01 February 2007

Barney Truhlar Fife

Last night at the Bloor Cinema: Matthew Barney's Drawing Restraint 9, with Barney and Björk. Mesmerizing, beautiful, repulsive. As I said to D. afterward, "Glad it was made, regret that I had to watch it." Though that's not true. It just sounded like a good thing to say. Its seafaring ways and its human/whale blurring reminded me of The Incredible Mr. Limpet, with Don Knotts, where Knott falls into the sea, becomes a cartoon fish, falls in love with another cartoon fish, and has to decide between land and sea. Me and Mark Laba loved that movie when we were kids on Pannahill. Anyway, watch this: Matthew Barney/Barney Fife/Don Knotts.

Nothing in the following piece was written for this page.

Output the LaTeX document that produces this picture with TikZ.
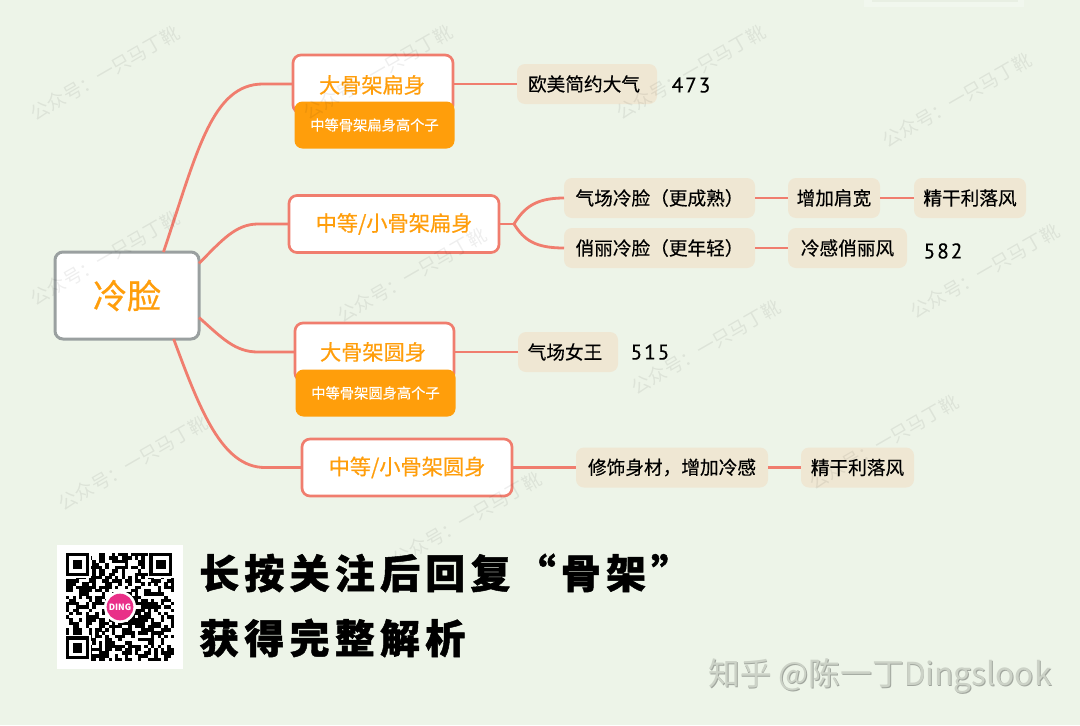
\documentclass[tikz,border=0pt]{standalone}
\usepackage{fontspec}
\setmainfont{Noto Sans CJK SC}
\newfontfamily\numfont[LetterSpace=9,FakeBold=0.15]{PT Sans}
\newfontfamily\handfont[FakeBold=0.55]{Noto Sans CJK SC}
\newfontfamily\leaffont[FakeBold=0.35]{Noto Sans CJK SC}
\newfontfamily\titlefont[LetterSpace=13,BoldFeatures={FakeBold=1.2}]{Noto Sans CJK SC}
\definecolor{bgc}{HTML}{EDF4E8}
\definecolor{coral}{HTML}{F07D6E}
\definecolor{orangec}{HTML}{FF9E0B}
\definecolor{leafc}{HTML}{EFE7D3}
\definecolor{greyb}{HTML}{9AA0A0}
\tikzset{
  x=0.75pt,y=-0.75pt,
  sized/.style 2 args={minimum width=0.75pt*#1,minimum height=0.75pt*#2,inner sep=0pt,outer sep=0pt},
  rootbox/.style={draw=greyb,line width=2.25pt,fill=white,rounded corners=6pt,text=orangec,font=\handfont\fontsize{25.5}{30}\selectfont},
  mainbox/.style={draw=coral,line width=2pt,fill=white,rounded corners=6pt,text=orangec,font=\handfont\fontsize{15.9}{20}\selectfont},
  maintext/.style={text=orangec,inner sep=0pt,font=\handfont\fontsize{15.9}{20}\selectfont},
  subbox/.style={fill=orangec,rounded corners=6pt,text=white,font=\leaffont\fontsize{10.7}{14}\selectfont},
  leaf/.style={fill=leafc,rounded corners=6pt,text=black,font=\leaffont\fontsize{14}{18}\selectfont},
  numlabel/.style={text=black,font=\numfont\fontsize{16}{18}\selectfont,inner sep=0pt},
  conn/.style={draw=coral,line width=2.1pt},
  wmark/.style={text=black,text opacity=0.065,rotate=30,inner sep=0pt,font=\fontsize{14}{18}\selectfont},
  headline/.style={text=black,anchor=west,inner sep=0pt,font=\titlefont\bfseries\fontsize{30}{34}\selectfont},
}
\begin{document}
\begin{tikzpicture}
\useasboundingbox (0,0) rectangle (1080,725);
\fill[bgc] (0,0) rectangle (1080,725);
\fill[white!25!bgc] (864,0) rectangle (1024,7);
\fill[black!2!bgc] (872,0) rectangle (1018,1.5);
% central node
\node[rootbox,sized={144}{87}] (root) at (127,295.5) {冷脸};
% first level
\node[mainbox,sized={160}{58}] (ma) at (373,84) {};
\node[maintext] (mat) at (372,85) {大骨架扁身};
\node[subbox,sized={160}{47}] (sa) at (374.5,125) {中等骨架扁身高个子};
\node[mainbox,sized={210}{57}] (mb) at (394,224) {中等/小骨架扁身};
\node[mainbox,sized={159}{58}] (mc) at (374.5,352) {};
\node[maintext] (mct) at (373,352) {大骨架圆身};
\node[subbox,sized={160}{47}] (sc) at (375.5,393) {中等骨架圆身高个子};
\node[mainbox,sized={210}{57}] (md) at (407,467.5) {中等/小骨架圆身};
% leaves
\node[leaf,sized={140}{40}] (l1) at (587,84) {欧美简约大气\kern 4.5pt};
\node[leaf,sized={191}{40}] (l2) at (659.5,198) {气场冷脸（更成熟）};
\node[leaf,sized={92}{40}] (l3) at (834,198) {增加肩宽};
\node[leaf,sized={112}{40}] (l4) at (970,198) {精干利落风};
\node[leaf,sized={191}{40}] (l5) at (659.5,248) {俏丽冷脸（更年轻）};
\node[leaf,sized={119}{40}] (l6) at (847.5,248) {冷感俏丽风};
\node[leaf,sized={100}{40}] (l7) at (568,352) {气场女王\kern 4.5pt};
\node[leaf,sized={192}{40}] (l8) at (672,467.5) {修饰身材，增加冷感};
\node[leaf,sized={113}{40}] (l9) at (857.5,467.5) {精干利落风};
\node[numlabel] (n1) at (691,85) {473};
\node[numlabel] (n2) at (943,251) {582};
\node[numlabel] (n3) at (650,352) {515};
% connectors
\coordinate (fork) at (514,224);
\draw[conn] (root.50.4) .. controls (197,152) and (212,84) .. (263,84) -- (ma.west);
\draw[conn] (root.24) .. controls (222,240) and (236,224) .. (258,224) -- (mb.west);
\draw[conn] (root.-17.4) .. controls (222,338) and (235,352) .. (258,352) -- (mc.west);
\draw[conn] (root.-43.4) .. controls (200,410) and (222,467.5) .. (265,467.5) -- (md.west);
\draw[conn] (ma.east) -- (l1.west);
\draw[conn] (mb.east) -- (fork);
\draw[conn] (fork) .. controls (524,208) and (535,198) .. (l2.west);
\draw[conn] (fork) .. controls (524,240) and (535,248) .. (l5.west);
\draw[conn] (l2.east) -- (l3.west);
\draw[conn] (l3.east) -- (l4.west);
\draw[conn] (l5.east) -- (l6.west);
\draw[conn] (mc.east) -- (l7.west);
\draw[conn] (md.east) -- (l8.west);
\draw[conn] (l8.east) -- (l9.west);
% watermarks, lying over the map
\foreach \wx/\wy/\wn in {105/73/a,378/72/b,691/72/c,957/100/d,105/258/e,412/275/f,985/271/g,706/347/h,133/463/i,467/519/j,884/442/k}{
  \node[wmark] (wm\wn) at (\wx,\wy) {公众号：一只马丁靴};
}
% QR block
\fill[white] (57,545) rectangle (183,669);
\pgfmathsetseed{11}
\foreach \i in {0,...,32}{\foreach \j in {0,...,32}{
  \pgfmathrandominteger{\rr}{0}{99}
  \ifnum\rr<52
    \fill[black] ({66+\i*3.27},{553+\j*3.27}) rectangle ++(3.4,3.4);
  \fi
}}
\foreach \fx/\fy in {66/553,149.4/553,66/636.4}{
  \fill[white] (\fx-1,\fy-1) rectangle ++(26.2,26.2);
  \fill[black] (\fx,\fy) rectangle ++(22.9,22.9);
  \fill[white] (\fx+3.27,\fy+3.27) rectangle ++(16.4,16.4);
  \fill[black] (\fx+6.54,\fy+6.54) rectangle ++(9.8,9.8);
}
\fill[white] (120,607) circle[radius=16];
\node[circle,fill={rgb,255:red,233;green,48;blue,136},minimum size=20pt,inner sep=0pt,text=white,font=\bfseries\fontsize{6.5}{7}\selectfont] (logo) at (120,607) {DING};
% bottom text
\node[headline] (h1) at (199,573) {长按关注后回复“骨架”};
\node[headline] (h2) at (199,638) {获得完整解析};
% credit
\node[anchor=west,inner sep=0pt,text=black!32!bgc,font=\fontsize{23.8}{28}\selectfont] (zs) at (708.8,677) {知乎 @陈一丁Dingslook};
\node[anchor=west,inner sep=0pt,text=black!14!bgc,font=\fontsize{23.8}{28}\selectfont] (z) at (708,676) {知乎 @陈一丁Dingslook};
\end{tikzpicture}
\end{document}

Woke up this morning, and before leaving bed, read a book that my shelving earthquake had shoved to the surface: Richard Truhlar's Utensile Paradise. It would be good to read a book of poems every day before leaving bed. Anyway, this book was published in 1987 by Mercury's caterpillar, Aya Press. And I hadn't read it since then. It brought so much back to me. It's a brief book, with just seven extended poems. I find the linear poems a bit vague and ponderous, but the three prose poems are wonderfully focussed investigations. What interests me so much about Truhlar is not only his obsessive precision, but that he's obviously strongly influenced by the later fiction of Samuel Beckett, and simultaneously by British new wave sci-fi writers like Brian Aldiss and J.G. Ballard, perhaps even Michael Moorcock.

Like Drawing Restraint 9, Richard is preoccupied by repetition, human gesture, intimate human relations, human/environment blurring. And the X-acto knife, nut-wrench, and fork on the cover of Richard's book resonates well, too, with Barney's film.

Here's the first stanza/paragraph of the opening poem, "Some( )else":

How the doors close silently, silently in a room, in a house, sitting silently alone, sitting and watching the doors close, sitting and watching her friends leave her.


Here are the first three from the book's final poem, "Thanksgiving" (let's ignore for now the dangling modifier in stanza 2):

On a map, red dots are appearing and disappearing.

Slicing open the scrotum with a surgical instrument, the testes look like giblets, bright pink, surrounded by small yellow iridescent seeds about to hatch, this is the way the operation proceeds, says someone who is a specialist, others look on. There is the sound of a frozen turkey's orifice being pried apart.

We travel on buses and subways, know our routes by rote.


Over and out.

2 Comments:

At February 01, 2007 6:57 pm , Blogger melmoth said...

Hey Stuart - thanks for the kind words, re: my work.

When I was a tot of about 8 years old I loved to watch on tv the amazing surreal Ernie Kovacs show (sponsored by Dutch Masters cigars, that Ernie liked to smoke right there on my tv screen!) and Soupey Sales.

I'll always remember this crazy recurring but varied video clip of a chimpanzee on a tricycle driving around manically until he crashed into a fire hydrant (lol lol I did).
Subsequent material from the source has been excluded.